By Joshua Ryan
I unfolded the shorts. They were cheap and stiff and pasty white, with the same black brand on the leg and rump: CONVICT 353308. Even in your underwear, you had to be labeled. Your rump needed to be numbered so that nobody would mistake it for the rump of the inmate who was next in line. You could never forget that you were a convict, a package of meat with a barcode.
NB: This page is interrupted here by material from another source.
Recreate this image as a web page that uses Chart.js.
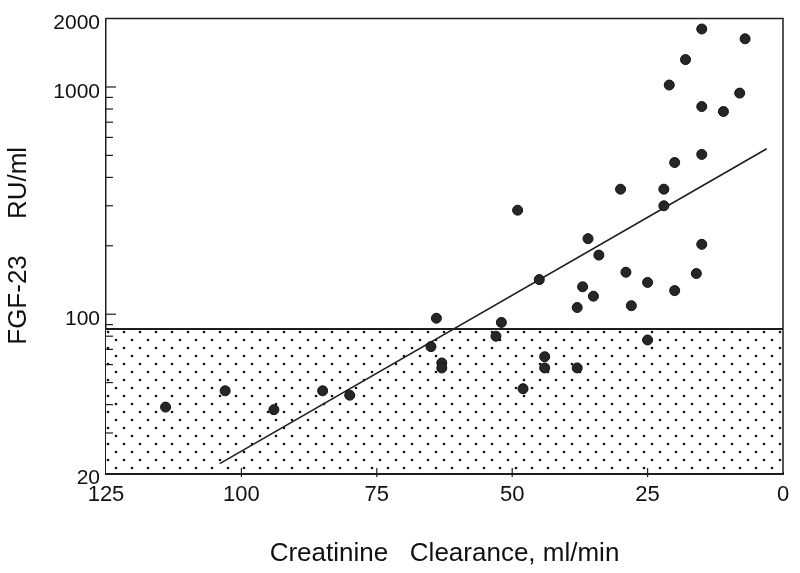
<!DOCTYPE html>
<html><head><meta charset="utf-8">
<script src="https://cdn.jsdelivr.net/npm/chart.js@4.4.0/dist/chart.umd.min.js"></script>
<style>html,body{margin:0;padding:0;background:#fff;}</style>
</head><body>
<canvas id="c" width="800" height="573"></canvas>
<script>
// ---- data ----
const clearance = [15,7,18,21,8,15,11,15,20,30,22,49,22,36,15,34,29,16,45,37,25,20,35,64,38,28,52,65,53,25,63,63,44,44,38,48,114,103,94,85,80];
const fgf23     = [1800,1630,1320,1020,940,820,780,505,465,355,355,287,300,215,203,182,153,151,142,132,138,127,120,96,107,109,92,72,80,77,61,58,65,58,58,47,39,46,38,46,44];
const regressionX = [104, 3];
const regressionY = [22, 535];
const normalRangeX = [125, 0];
const normalRangeY = [86, 86];
const xTickValues = [125, 100, 75, 50, 25, 0];
const yTickValues = [20, 100, 1000, 2000];
const yMinorTicks = [30, 40, 50, 60, 70, 80, 90, 200, 300, 400, 500, 600, 700, 800, 900];
const yMajorInnerTicks = [100, 1000];

const FONT = "'Liberation Sans', Arial, Helvetica, sans-serif";
const INK = '#1e1e1e';

// dotted fill pattern
const pc = document.createElement('canvas');
pc.width = 16; pc.height = 16;
const g = pc.getContext('2d');
g.fillStyle = '#fff'; g.fillRect(0, 0, 16, 16);
g.fillStyle = '#111';
g.beginPath(); g.arc(4, 4, 1.3, 0, Math.PI * 2); g.fill();
g.beginPath(); g.arc(12, 12, 1.3, 0, Math.PI * 2); g.fill();
const dotPattern = document.getElementById('c').getContext('2d').createPattern(pc, 'repeat');

const framePlugin = {
  id: 'frame',
  afterDatasetsDraw(chart) {
    const { ctx, chartArea: a, scales: { x, y } } = chart;
    ctx.save();
    ctx.strokeStyle = INK;
    ctx.lineWidth = 1.5;
    ctx.beginPath();
    ctx.moveTo(a.left, a.top); ctx.lineTo(a.right, a.top); ctx.lineTo(a.right, a.bottom);
    ctx.stroke();
    ctx.lineWidth = 1.2;
    yMinorTicks.forEach(v => {
      const py = y.getPixelForValue(v);
      ctx.beginPath(); ctx.moveTo(a.left, py); ctx.lineTo(a.left + 7, py); ctx.stroke();
    });
    yMajorInnerTicks.forEach(v => {
      const py = y.getPixelForValue(v);
      ctx.beginPath(); ctx.moveTo(a.left, py); ctx.lineTo(a.left + 10, py); ctx.stroke();
    });
    xTickValues.slice(1, -1).forEach(v => {
      const px = x.getPixelForValue(v);
      ctx.beginPath(); ctx.moveTo(px, a.bottom - 5); ctx.lineTo(px, a.bottom + 4); ctx.stroke();
    });
    ctx.restore();
  }
};

new Chart(document.getElementById('c'), {
  type: 'scatter',
  data: {
    datasets: [
      {
        label: 'patients',
        data: clearance.map((v, i) => ({ x: v, y: fgf23[i] })),
        pointRadius: 5,
        pointBackgroundColor: '#262626',
        pointBorderColor: '#111',
        pointBorderWidth: 1,
        order: 0
      },
      {
        type: 'line',
        label: 'regression',
        data: regressionX.map((v, i) => ({ x: v, y: regressionY[i] })),
        borderColor: INK,
        borderWidth: 1.6,
        pointRadius: 0,
        fill: false,
        order: 1
      },
      {
        type: 'line',
        label: 'normal range',
        data: normalRangeX.map((v, i) => ({ x: v, y: normalRangeY[i] })),
        borderColor: INK,
        borderWidth: 2,
        pointRadius: 0,
        fill: 'start',
        backgroundColor: dotPattern,
        order: 2
      }
    ]
  },
  options: {
    responsive: false,
    animation: false,
    events: [],
    layout: { padding: { left: 0, right: 17, top: 15, bottom: 0 } },
    plugins: { legend: { display: false }, tooltip: { enabled: false } },
    scales: {
      x: {
        type: 'linear',
        reverse: true,
        min: 0, max: 125,
        afterBuildTicks: s => { s.ticks = xTickValues.map(v => ({ value: v })); },
        afterFit: s => { s.height = 100; },
        grid: { display: true, drawOnChartArea: false, drawTicks: false },
        border: { display: true, color: INK, width: 3 },
        ticks: { color: '#111', font: { family: FONT, size: 22 }, padding: 9, maxRotation: 0, callback: v => String(v) },
        title: { display: true, text: 'Creatinine   Clearance, ml/min', color: '#111', font: { family: FONT, size: 26 }, padding: { top: 0, bottom: 4 } }
      },
      y: {
        type: 'logarithmic',
        min: 20, max: 2000,
        afterBuildTicks: s => { s.ticks = yTickValues.map(v => ({ value: v })); },
        afterFit: s => { s.width = 106; },
        grid: { display: true, drawOnChartArea: false, drawTicks: false },
        border: { display: true, color: INK, width: 1.5 },
        ticks: { color: '#111', font: { family: FONT, size: 21 }, padding: 6, labelOffset: 5, callback: v => String(v) },
        title: { display: true, text: 'FGF-23     RU/ml', color: '#111', font: { family: FONT, size: 26 }, padding: { top: 3, bottom: 0 } }
      }
    }
  },
  plugins: [framePlugin]
});
</script>
</body></html>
I pulled the right leg of the boxers over my iron and drew them up to my crotch. I’d never worn whites before. Even when I was a kid, my mother always bought me something “colorful,” something “artistic.” And I’d never worn anything next to my body that felt as coarse and rough as those things felt when I pulled them on for the first time, watching my balls and dick vanish beneath the harsh white cloth that covered them like some exotic disease. I shuddered and reached blindly for the t-shirt. The thing was as heavy and coarse as the boxers, and just as white, except for the familiar message stamped on the front and back — CONVICT 353308. I pulled it slowly over my chest. Now I was dressed in my prison underwear, with my prison name and my prison number glaring black from the naked white . . . and my dick was rising again. I never knew I could feel this way, sick and eager at the same time . . . Through the thick cloth of my t-shirt, I could see my nipples starting to tube . . .
“What’s the matter, convict?” College Boy asked. “You one of these boxer queens? Can’t get enough of your undies, man? I want you dressed out, convict. Make it snappy.”